Abstract

This paper addresses the question of bio-politics that regulates and shapes people into different forms of life in today's societies, particularly in the post- 1989 neoliberal capitalist conditions that we can observe in China. I call it the aestheticization of neoliberal capitalism. My concern in this paper is with the aestheticization of the neoliberal capitalism that was manipulated and executed by the contemporary States. I shall discuss the double cycle of the use and consumption of bodies in the artistic labor through my reading of a contemporary Chinese artist Xu Bing (徐冰 1955-). The primary process of the uses of the bodies by the State, the polis, took us to the question of the forms of life under the dictate of the political economy as discussed by Giorgio Agamben, and the question as to how and why human life, through the uses of bodies, is shaped, measured, calculated, regulated and processed into various forms of life.

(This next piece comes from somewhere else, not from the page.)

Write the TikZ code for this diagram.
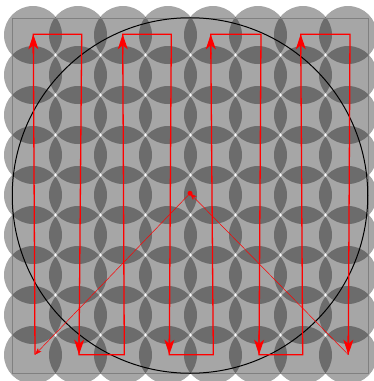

In order to think the power of life or the potential of life that would not be always already administered and distributed according to the reason of the "polis", I juxtapose Francois Jullien's formulation of the concept of "shi" (potential, inclination, tendency) that he derived from classical Chinese philosophy with the Western concept of "potential"/"potestas" as well as from the ancient Chinese philosopher Zhuangzi; and I discuss the possibility of a new critical and political use of body through the politics of aesthetics as this possibility presents itself in Xu's work.